Paul Vacca
Et si l’IA tuait l’IA ?
C’était prévisible. Avec l’engouement du grand public pour ChatGPT (pour les textes) ou DALL-E et Midjourney (pour les images), c’est une véritable déferlante de contenus que déversent quotidiennement les IA génératives.
Sam Altman, le CEO d’OpenAI, la maison mère de ChatGPT, estimait en février dernier que son entreprise produisait plus de 100 milliards de mots par jour – soit l’équivalent de la bagatelle de quelques millions de romans par jour – dont une partie se retrouve immanquablement dans les pipelines d’internet via des articles, des posts, des vidéos et autres productions.

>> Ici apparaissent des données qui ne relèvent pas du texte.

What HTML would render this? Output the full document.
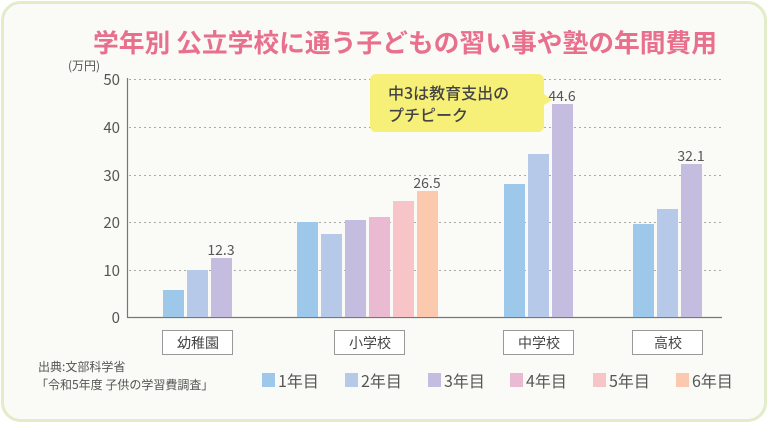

Combien au juste ? C’est justement là que réside le problème : il est impossible de le savoir. Il n’existe à ce jour aucun moyen fiable permettant de détecter des contenus générés par IA. Cela pose évidemment un problème à tout un chacun pour différencier un contenu généré par l’intelligence – ou la bêtise – humaine d’un autre produit par une machine. Même si un grand nombre de contenus dits “synthétiques” sont détectables à l’œil nu, tant ils apparaissent incongrus ou artificiels.
Mais, paradoxalement, cette présence insoupçonnée de données synthétiques dans les tuyaux d’internet constitue une menace plus grande encore aux IA génératives elles-mêmes. Car celles-ci, en parcourant tous les recoins du web pour absorber les tombereaux de données dont elles ont besoin pour entraîner leurs modèles, ingèrent fatalement un nombre indéterminé de données générées par leur propre modèle. Or, comme l’ont montré des chercheurs, l’ingestion de ces données synthétiques provoque des effets de rétroaction indésirables nuisant à l’efficacité des IA génératives elles-mêmes.
Le seul remède existant pour enrayer l’entropie des modèles d’IA générative et pour juguler l’effondrement du modèle consiste à y réintroduire de l’humain
Dans un article interactif du New York Times, Aatish Bhatia montre, preuves à l’appui, ce qu’il advient lorsque les IA génératives – qu’il s’agisse de textes ou d’images – sont entraînées à l’aide de données synthétiques. Le résultat est désastreux. A la manière d’une photocopie de photocopie de photocopie, on constate une perte de qualité en ligne à chaque génération. Avec deux effets conjugués : d’une part, un rendu toujours plus flou à chaque passage et d’autre part, une perte de spécificité où les images reproduites – des chiffres ou des visages – en boucle finissent par se ressembler au bout de 30 générations. Une perte de précision mais aussi de diversité.
Comme un effet de malnutrition où les données synthétiques génèrent des résultats toujours plus synthétiques faisant perdre aux modèles tout lien avec la réalité qu’ils sont censés imiter. Au point qu’Aatish Bhatia parle d’une IA dégénérative qui mène progressivement à ce que les chercheurs, dans le magazine scientifique Nature, nomment “l’effondrement du modèle” (“model collapse” en VO, ndlr). Il ne faut pas y voir pour autant la fin des IA génératives, bien sûr. Mais plus sûrement la fin d’un mirage.
Car pour l’heure, selon les experts, en l’absence de moyens de détection fiables des données synthétiques, le seul remède existant pour enrayer l’entropie des modèles d’IA générative et pour juguler l’effondrement du modèle consiste à y réintroduire de l’humain : soit en entraînant les IA sur des données certifiées ”naturelles” (notamment en les payant pour être sûr qu’il s’agit de datas naturelles) soit en encadrant la machine par un contrôle humain, c’est-à-dire en investissant dans de la main-d’œuvre.
C’est un coup – et un coût – fatal porté au fantasme d’une autonomie totale de l’IA. Car toutes ces opérations entachent les rêves enchantés de rentabilité et de “scalabilité ad libitum” qui berçaient les acteurs de l’IA. Et qui étaient l’hélium qui gonflait les valorisations délirantes des derniers temps.